In Yoko Onos Kunst schleicht sich ab und zu eine süßliche Kalenderspruchhaftigkeit ein, die die sperrigeren Töne ihres Werks überdeckt. Was aber auch daran liegen dürfte, dass diese Art von Wortkunst öfter gezeigt wird und fürs Publikum leichter verdaulich ist als die ästhetisch radikalen Arbeiten ihres Frühwerks. Während der Corona-Lockdowns wurden Museumsfassaden und öffentliche Plätze mit ihren Botschaften des Zusammenhalts und der Gemeinschaft bespielt. Auch hier klingt der Pop offenbar länger nach als die zwischenzeitlichen Noise-Eruptionen der Plastic Ono Band.
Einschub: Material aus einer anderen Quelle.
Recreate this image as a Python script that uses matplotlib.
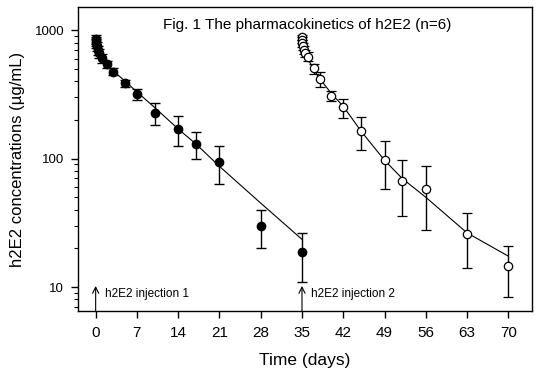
import matplotlib
matplotlib.use("Agg")
import matplotlib.pyplot as plt
from matplotlib.ticker import LogLocator, FixedLocator, NullFormatter

plt.rcParams['font.family'] = ['Liberation Sans', 'DejaVu Sans']

# observed means +/- SD, injection 1 (day 0)
t1 = [0.02, 0.04, 0.08, 0.17, 0.33, 0.5, 1, 2, 3, 5, 7, 10, 14, 17, 21, 28, 35]
c1 = [850, 820, 790, 750, 700, 660, 603, 544, 474, 385, 318, 227, 169, 130, 94, 30, 18.6]
sd1 = [70, 70, 65, 60, 55, 50, 45, 35, 30, 25, 33, 43, 44, 30, 31, 10, 7.7]

# injection 2 (day 35)
t2 = [35.02, 35.04, 35.08, 35.17, 35.33, 35.5, 36, 37, 38, 40, 42, 45, 49, 52, 56, 63, 70]
c2 = [880, 840, 790, 750, 700, 660, 620, 503, 416, 306, 250, 164, 97, 67, 58, 25.7, 14.6]
sd2 = [40, 45, 50, 50, 50, 45, 50, 45, 57, 27, 42, 48, 39, 31, 30, 11.7, 6.2]

# fitted curves
fit1_t = [0, 0.5, 1, 2, 3, 5, 7, 10, 14, 17, 21, 28, 35]
fit1_c = [850, 690, 610, 535, 480, 400, 330, 250, 170, 130, 87, 45, 23.5]
fit2_t = [35, 35.5, 36, 37, 38, 40, 42, 45, 49, 52, 56, 63, 70]
fit2_c = [880, 700, 600, 490, 420, 320, 255, 164, 97, 70, 50, 26.4, 17.4]

x_ticks = [0, 7, 14, 21, 28, 35, 42, 49, 56, 63, 70]
injections = [(0, "h2E2 injection 1"), (35, "h2E2 injection 2")]

fig = plt.figure(figsize=(5.4, 3.73), dpi=100)
ax = fig.add_axes([0.1444, 0.166, 0.8406, 0.815])

ax.plot(fit1_t, fit1_c, color='black', lw=0.8, zorder=2)
ax.plot(fit2_t, fit2_c, color='black', lw=0.8, zorder=2)

ax.errorbar(t1, c1, yerr=sd1, fmt='o', color='black', mfc='black', mec='black',
            ms=6, elinewidth=1, capsize=3.3, capthick=1, zorder=3)
ax.errorbar(t2, c2, yerr=sd2, fmt='o', color='black', mfc='white', mec='black',
            ms=6, mew=0.9, elinewidth=1, capsize=3.3, capthick=1, zorder=3)

ax.set_yscale('log')
ax.set_ylim(6.5, 1510)
ax.set_xlim(-3, 74)

ax.xaxis.set_major_locator(FixedLocator(x_ticks))
ax.set_xticklabels([str(v) for v in x_ticks])
ax.yaxis.set_major_locator(FixedLocator([10, 100, 1000]))
ax.set_yticklabels(['10', '100', '1000'])
ax.yaxis.set_minor_locator(LogLocator(base=10, subs=range(2, 10)))
ax.yaxis.set_minor_formatter(NullFormatter())

ax.tick_params(axis='both', which='major', direction='out', length=5, width=1)
ax.tick_params(axis='y', which='major', labelsize=9.5, pad=5)
ax.tick_params(axis='y', which='minor', direction='out', length=3, width=0.8)
ax.tick_params(axis='x', which='major', labelsize=11, pad=6)

for s in ax.spines.values():
    s.set_linewidth(1)

for x0, label in injections:
    ax.annotate('', xy=(x0, 10.2), xytext=(x0, 6.5),
                arrowprops=dict(arrowstyle='->', color='black', lw=0.8,
                                mutation_scale=11, shrinkA=0, shrinkB=0))
    ax.text(x0 + 1.5, 8.8, label, fontsize=8.5, va='center', ha='left')

ax.text(0.505, 0.965, "Fig. 1 The pharmacokinetics of h2E2 (n=6)", transform=ax.transAxes,
        fontsize=11, ha='center', va='top')

ax.set_xlabel("Time (days)", fontsize=12.5, va='center')
ax.xaxis.set_label_coords(0.5, -0.161)
ax.set_ylabel("h2E2 concentrations (µg/mL)", fontsize=12, va='center')
ax.yaxis.set_label_coords(-0.134, 0.5)

fig.savefig("out.png", dpi=100)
Wenn die Künstlerin am Samstag 90 wird, dürfte das für sie eine besondere Symbolik haben, denn die Neun, die in der Numerologie oft mit Weisheit und Vollkommenheit verbunden wird, war schon immer eine magische Zahl in ihrem Kosmos. Yoko Ono Lennon und John Ono Lennon fusionierten ihre Nachnamen so, dass sie es zusammen auf neun Os bringen würden, sowohl John als auch der Sohn des Paares, Sean Ono Lennon, haben am 9. Oktober Geburtstag. Auf dem "Weißen Album" der Beatles befindet sich das von Yoko maßgeblich mitgestaltete Stück "Revolution 9", eine sphärische Klangcollage, die den Flirt der Band mit dem Experimentellen auf die Spitze trieb.
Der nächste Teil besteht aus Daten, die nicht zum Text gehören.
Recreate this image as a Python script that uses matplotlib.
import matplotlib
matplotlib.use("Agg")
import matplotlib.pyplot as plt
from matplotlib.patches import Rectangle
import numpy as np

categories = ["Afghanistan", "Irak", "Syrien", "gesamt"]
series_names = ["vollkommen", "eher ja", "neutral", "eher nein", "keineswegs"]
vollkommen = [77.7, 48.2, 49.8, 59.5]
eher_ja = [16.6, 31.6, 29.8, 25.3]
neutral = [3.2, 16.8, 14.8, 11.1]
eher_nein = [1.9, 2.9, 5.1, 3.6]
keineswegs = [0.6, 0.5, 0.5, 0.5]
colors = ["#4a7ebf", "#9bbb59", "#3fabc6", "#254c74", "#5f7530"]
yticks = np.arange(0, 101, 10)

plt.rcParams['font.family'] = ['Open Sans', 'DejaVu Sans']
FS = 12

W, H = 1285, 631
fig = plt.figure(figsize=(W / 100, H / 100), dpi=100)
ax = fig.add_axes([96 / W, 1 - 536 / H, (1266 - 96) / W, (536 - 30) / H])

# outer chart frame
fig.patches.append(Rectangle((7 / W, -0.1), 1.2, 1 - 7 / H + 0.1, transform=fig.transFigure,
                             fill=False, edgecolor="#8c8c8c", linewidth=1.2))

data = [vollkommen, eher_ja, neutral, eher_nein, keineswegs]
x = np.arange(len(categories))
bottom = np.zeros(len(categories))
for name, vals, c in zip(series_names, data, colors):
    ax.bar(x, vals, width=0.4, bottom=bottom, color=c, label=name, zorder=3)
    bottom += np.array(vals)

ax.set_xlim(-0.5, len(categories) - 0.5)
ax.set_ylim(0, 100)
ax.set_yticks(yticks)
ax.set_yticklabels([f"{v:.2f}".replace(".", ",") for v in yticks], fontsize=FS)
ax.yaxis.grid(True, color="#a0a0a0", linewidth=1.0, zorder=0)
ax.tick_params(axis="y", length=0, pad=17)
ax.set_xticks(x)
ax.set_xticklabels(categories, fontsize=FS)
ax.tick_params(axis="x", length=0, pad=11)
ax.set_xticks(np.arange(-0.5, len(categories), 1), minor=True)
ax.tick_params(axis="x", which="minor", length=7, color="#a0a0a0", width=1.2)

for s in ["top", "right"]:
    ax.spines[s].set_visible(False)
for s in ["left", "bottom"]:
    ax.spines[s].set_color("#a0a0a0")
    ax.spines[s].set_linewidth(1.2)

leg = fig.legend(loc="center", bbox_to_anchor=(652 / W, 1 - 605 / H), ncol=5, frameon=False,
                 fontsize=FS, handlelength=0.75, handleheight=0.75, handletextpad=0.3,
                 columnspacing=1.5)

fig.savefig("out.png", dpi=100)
Auch über 40 Jahre nach dem Attentat auf John Lennon wohnt Yoko Ono immer noch im gemeinsam bezogenen Apartment im Dakota Building nahe des New Yorker Central Parks. Umziehen käme nicht in Frage, sagte sie 2013 beim Hausbesuch von Monopol, schließlich habe ihr Mann hier alles angefasst. In den letzten Jahren lebte sie zunehmend zurückgezogen, bei einigen seltenen Auftritten war sie im Rollstuhl zu sehen. Trotzdem twitterte sie vor Kurzem, sie würde zur Entspannung immer noch gern 80 Blocks spazieren gehen - womöglich geht das ja im Geiste genauso gut wie auf der Straße.
In ihren Posts klingt Ono manchmal, als würde sie eine Übergabe an die nächste Künstlergeneration vorbereiten. Am 12. Februar schrieb sie: "Macht weiter gute Musik, meine Freunde. Der Staffelstab liegt jetzt in eurer Hand."